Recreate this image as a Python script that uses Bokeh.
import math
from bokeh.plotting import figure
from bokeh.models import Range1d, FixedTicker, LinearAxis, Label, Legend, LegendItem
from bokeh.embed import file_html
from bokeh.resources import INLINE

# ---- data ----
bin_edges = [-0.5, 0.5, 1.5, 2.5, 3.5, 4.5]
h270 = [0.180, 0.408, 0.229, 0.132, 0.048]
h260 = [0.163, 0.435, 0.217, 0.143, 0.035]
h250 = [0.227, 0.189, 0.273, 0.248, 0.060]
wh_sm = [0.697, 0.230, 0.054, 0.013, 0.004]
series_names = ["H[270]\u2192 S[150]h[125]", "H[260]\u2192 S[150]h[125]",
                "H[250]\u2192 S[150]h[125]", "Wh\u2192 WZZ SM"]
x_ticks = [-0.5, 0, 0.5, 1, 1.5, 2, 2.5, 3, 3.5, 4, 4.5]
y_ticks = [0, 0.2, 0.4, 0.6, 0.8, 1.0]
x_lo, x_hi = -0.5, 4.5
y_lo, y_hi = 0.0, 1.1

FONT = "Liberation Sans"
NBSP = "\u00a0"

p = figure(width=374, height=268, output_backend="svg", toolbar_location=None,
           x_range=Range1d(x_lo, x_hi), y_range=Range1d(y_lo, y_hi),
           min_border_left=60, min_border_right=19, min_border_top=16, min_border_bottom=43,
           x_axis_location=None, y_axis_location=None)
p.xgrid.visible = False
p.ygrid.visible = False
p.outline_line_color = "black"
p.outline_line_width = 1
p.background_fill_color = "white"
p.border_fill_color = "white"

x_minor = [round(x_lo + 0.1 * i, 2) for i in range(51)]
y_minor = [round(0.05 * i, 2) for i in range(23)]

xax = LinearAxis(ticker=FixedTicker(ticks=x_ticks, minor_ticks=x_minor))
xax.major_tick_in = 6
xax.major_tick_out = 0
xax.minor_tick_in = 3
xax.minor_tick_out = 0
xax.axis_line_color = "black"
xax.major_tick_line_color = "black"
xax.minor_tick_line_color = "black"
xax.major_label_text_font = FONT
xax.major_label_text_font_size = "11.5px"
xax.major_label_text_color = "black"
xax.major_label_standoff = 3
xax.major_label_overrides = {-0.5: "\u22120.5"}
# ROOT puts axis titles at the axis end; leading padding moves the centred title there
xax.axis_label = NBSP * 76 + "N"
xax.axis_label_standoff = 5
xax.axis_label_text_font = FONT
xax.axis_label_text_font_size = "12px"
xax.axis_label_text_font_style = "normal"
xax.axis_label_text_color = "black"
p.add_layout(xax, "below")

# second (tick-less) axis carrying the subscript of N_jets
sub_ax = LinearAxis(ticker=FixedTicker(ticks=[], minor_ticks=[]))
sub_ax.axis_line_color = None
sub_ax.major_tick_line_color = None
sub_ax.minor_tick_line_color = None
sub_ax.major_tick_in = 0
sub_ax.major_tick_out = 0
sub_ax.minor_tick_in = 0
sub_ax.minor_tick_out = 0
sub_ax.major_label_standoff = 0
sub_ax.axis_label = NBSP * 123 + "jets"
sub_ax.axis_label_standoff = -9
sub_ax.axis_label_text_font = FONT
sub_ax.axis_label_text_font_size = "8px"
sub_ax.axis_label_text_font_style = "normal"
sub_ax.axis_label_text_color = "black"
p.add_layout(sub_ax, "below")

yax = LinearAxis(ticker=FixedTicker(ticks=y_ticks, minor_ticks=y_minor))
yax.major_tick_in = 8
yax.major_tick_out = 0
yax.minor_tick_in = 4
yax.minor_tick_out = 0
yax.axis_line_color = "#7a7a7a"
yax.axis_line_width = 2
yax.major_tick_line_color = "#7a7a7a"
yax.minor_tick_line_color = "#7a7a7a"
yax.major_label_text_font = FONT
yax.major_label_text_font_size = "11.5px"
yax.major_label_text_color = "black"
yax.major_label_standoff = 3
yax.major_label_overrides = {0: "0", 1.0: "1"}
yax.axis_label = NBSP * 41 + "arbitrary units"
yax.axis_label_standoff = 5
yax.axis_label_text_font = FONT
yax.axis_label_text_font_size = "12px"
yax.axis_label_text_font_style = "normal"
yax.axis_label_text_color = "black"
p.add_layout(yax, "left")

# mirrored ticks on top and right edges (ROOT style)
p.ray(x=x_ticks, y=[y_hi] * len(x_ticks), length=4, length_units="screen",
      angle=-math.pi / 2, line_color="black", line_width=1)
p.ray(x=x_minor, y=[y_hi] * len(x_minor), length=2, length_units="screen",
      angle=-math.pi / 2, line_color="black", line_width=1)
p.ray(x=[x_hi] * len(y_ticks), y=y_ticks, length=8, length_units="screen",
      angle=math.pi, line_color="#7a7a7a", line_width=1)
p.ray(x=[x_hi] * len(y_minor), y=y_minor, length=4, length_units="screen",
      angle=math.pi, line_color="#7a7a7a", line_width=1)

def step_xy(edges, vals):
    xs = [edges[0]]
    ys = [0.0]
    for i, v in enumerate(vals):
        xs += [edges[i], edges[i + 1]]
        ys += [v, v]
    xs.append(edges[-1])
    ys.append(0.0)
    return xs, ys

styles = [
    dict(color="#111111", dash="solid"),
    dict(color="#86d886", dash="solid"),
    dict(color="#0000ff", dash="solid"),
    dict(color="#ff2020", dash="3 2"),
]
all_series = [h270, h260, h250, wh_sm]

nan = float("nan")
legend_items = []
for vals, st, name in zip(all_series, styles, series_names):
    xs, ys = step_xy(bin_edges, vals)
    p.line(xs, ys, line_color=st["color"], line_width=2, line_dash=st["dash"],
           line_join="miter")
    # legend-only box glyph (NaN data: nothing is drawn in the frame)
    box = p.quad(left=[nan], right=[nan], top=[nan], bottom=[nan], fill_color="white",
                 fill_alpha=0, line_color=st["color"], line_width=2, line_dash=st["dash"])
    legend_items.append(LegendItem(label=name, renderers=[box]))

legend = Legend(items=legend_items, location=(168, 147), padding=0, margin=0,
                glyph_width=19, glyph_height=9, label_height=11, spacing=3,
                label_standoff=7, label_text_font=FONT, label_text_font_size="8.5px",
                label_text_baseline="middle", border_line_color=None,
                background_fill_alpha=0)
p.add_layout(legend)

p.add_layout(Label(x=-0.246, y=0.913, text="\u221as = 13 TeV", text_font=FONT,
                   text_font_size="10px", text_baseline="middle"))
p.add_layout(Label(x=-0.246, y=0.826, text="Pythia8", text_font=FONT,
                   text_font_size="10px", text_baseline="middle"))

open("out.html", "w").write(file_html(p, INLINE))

+++++

What needs to be done ▸
Write the material out again word for word.

Task response ▸
Recreate this image as a Python script that uses Bokeh.
import math
from bokeh.plotting import figure
from bokeh.models import Range1d, FixedTicker, LinearAxis, Label, Legend, LegendItem
from bokeh.embed import file_html
from bokeh.resources import INLINE

# ---- data ----
bin_edges = [-0.5, 0.5, 1.5, 2.5, 3.5, 4.5]
h270 = [0.180, 0.408, 0.229, 0.132, 0.048]
h260 = [0.163, 0.435, 0.217, 0.143, 0.035]
h250 = [0.227, 0.189, 0.273, 0.248, 0.060]
wh_sm = [0.697, 0.230, 0.054, 0.013, 0.004]
series_names = ["H[270]\u2192 S[150]h[125]", "H[260]\u2192 S[150]h[125]",
                "H[250]\u2192 S[150]h[125]", "Wh\u2192 WZZ SM"]
x_ticks = [-0.5, 0, 0.5, 1, 1.5, 2, 2.5, 3, 3.5, 4, 4.5]
y_ticks = [0, 0.2, 0.4, 0.6, 0.8, 1.0]
x_lo, x_hi = -0.5, 4.5
y_lo, y_hi = 0.0, 1.1

FONT = "Liberation Sans"
NBSP = "\u00a0"

p = figure(width=374, height=268, output_backend="svg", toolbar_location=None,
           x_range=Range1d(x_lo, x_hi), y_range=Range1d(y_lo, y_hi),
           min_border_left=60, min_border_right=19, min_border_top=16, min_border_bottom=43,
           x_axis_location=None, y_axis_location=None)
p.xgrid.visible = False
p.ygrid.visible = False
p.outline_line_color = "black"
p.outline_line_width = 1
p.background_fill_color = "white"
p.border_fill_color = "white"

x_minor = [round(x_lo + 0.1 * i, 2) for i in range(51)]
y_minor = [round(0.05 * i, 2) for i in range(23)]

xax = LinearAxis(ticker=FixedTicker(ticks=x_ticks, minor_ticks=x_minor))
xax.major_tick_in = 6
xax.major_tick_out = 0
xax.minor_tick_in = 3
xax.minor_tick_out = 0
xax.axis_line_color = "black"
xax.major_tick_line_color = "black"
xax.minor_tick_line_color = "black"
xax.major_label_text_font = FONT
xax.major_label_text_font_size = "11.5px"
xax.major_label_text_color = "black"
xax.major_label_standoff = 3
xax.major_label_overrides = {-0.5: "\u22120.5"}
# ROOT puts axis titles at the axis end; leading padding moves the centred title there
xax.axis_label = NBSP * 76 + "N"
xax.axis_label_standoff = 5
xax.axis_label_text_font = FONT
xax.axis_label_text_font_size = "12px"
xax.axis_label_text_font_style = "normal"
xax.axis_label_text_color = "black"
p.add_layout(xax, "below")

# second (tick-less) axis carrying the subscript of N_jets
sub_ax = LinearAxis(ticker=FixedTicker(ticks=[], minor_ticks=[]))
sub_ax.axis_line_color = None
sub_ax.major_tick_line_color = None
sub_ax.minor_tick_line_color = None
sub_ax.major_tick_in = 0
sub_ax.major_tick_out = 0
sub_ax.minor_tick_in = 0
sub_ax.minor_tick_out = 0
sub_ax.major_label_standoff = 0
sub_ax.axis_label = NBSP * 123 + "jets"
sub_ax.axis_label_standoff = -9
sub_ax.axis_label_text_font = FONT
sub_ax.axis_label_text_font_size = "8px"
sub_ax.axis_label_text_font_style = "normal"
sub_ax.axis_label_text_color = "black"
p.add_layout(sub_ax, "below")

yax = LinearAxis(ticker=FixedTicker(ticks=y_ticks, minor_ticks=y_minor))
yax.major_tick_in = 8
yax.major_tick_out = 0
yax.minor_tick_in = 4
yax.minor_tick_out = 0
yax.axis_line_color = "#7a7a7a"
yax.axis_line_width = 2
yax.major_tick_line_color = "#7a7a7a"
yax.minor_tick_line_color = "#7a7a7a"
yax.major_label_text_font = FONT
yax.major_label_text_font_size = "11.5px"
yax.major_label_text_color = "black"
yax.major_label_standoff = 3
yax.major_label_overrides = {0: "0", 1.0: "1"}
yax.axis_label = NBSP * 41 + "arbitrary units"
yax.axis_label_standoff = 5
yax.axis_label_text_font = FONT
yax.axis_label_text_font_size = "12px"
yax.axis_label_text_font_style = "normal"
yax.axis_label_text_color = "black"
p.add_layout(yax, "left")

# mirrored ticks on top and right edges (ROOT style)
p.ray(x=x_ticks, y=[y_hi] * len(x_ticks), length=4, length_units="screen",
      angle=-math.pi / 2, line_color="black", line_width=1)
p.ray(x=x_minor, y=[y_hi] * len(x_minor), length=2, length_units="screen",
      angle=-math.pi / 2, line_color="black", line_width=1)
p.ray(x=[x_hi] * len(y_ticks), y=y_ticks, length=8, length_units="screen",
      angle=math.pi, line_color="#7a7a7a", line_width=1)
p.ray(x=[x_hi] * len(y_minor), y=y_minor, length=4, length_units="screen",
      angle=math.pi, line_color="#7a7a7a", line_width=1)

def step_xy(edges, vals):
    xs = [edges[0]]
    ys = [0.0]
    for i, v in enumerate(vals):
        xs += [edges[i], edges[i + 1]]
        ys += [v, v]
    xs.append(edges[-1])
    ys.append(0.0)
    return xs, ys

styles = [
    dict(color="#111111", dash="solid"),
    dict(color="#86d886", dash="solid"),
    dict(color="#0000ff", dash="solid"),
    dict(color="#ff2020", dash="3 2"),
]
all_series = [h270, h260, h250, wh_sm]

nan = float("nan")
legend_items = []
for vals, st, name in zip(all_series, styles, series_names):
    xs, ys = step_xy(bin_edges, vals)
    p.line(xs, ys, line_color=st["color"], line_width=2, line_dash=st["dash"],
           line_join="miter")
    # legend-only box glyph (NaN data: nothing is drawn in the frame)
    box = p.quad(left=[nan], right=[nan], top=[nan], bottom=[nan], fill_color="white",
                 fill_alpha=0, line_color=st["color"], line_width=2, line_dash=st["dash"])
    legend_items.append(LegendItem(label=name, renderers=[box]))

legend = Legend(items=legend_items, location=(168, 147), padding=0, margin=0,
                glyph_width=19, glyph_height=9, label_height=11, spacing=3,
                label_standoff=7, label_text_font=FONT, label_text_font_size="8.5px",
                label_text_baseline="middle", border_line_color=None,
                background_fill_alpha=0)
p.add_layout(legend)

p.add_layout(Label(x=-0.246, y=0.913, text="\u221as = 13 TeV", text_font=FONT,
                   text_font_size="10px", text_baseline="middle"))
p.add_layout(Label(x=-0.246, y=0.826, text="Pythia8", text_font=FONT,
                   text_font_size="10px", text_baseline="middle"))

open("out.html", "w").write(file_html(p, INLINE))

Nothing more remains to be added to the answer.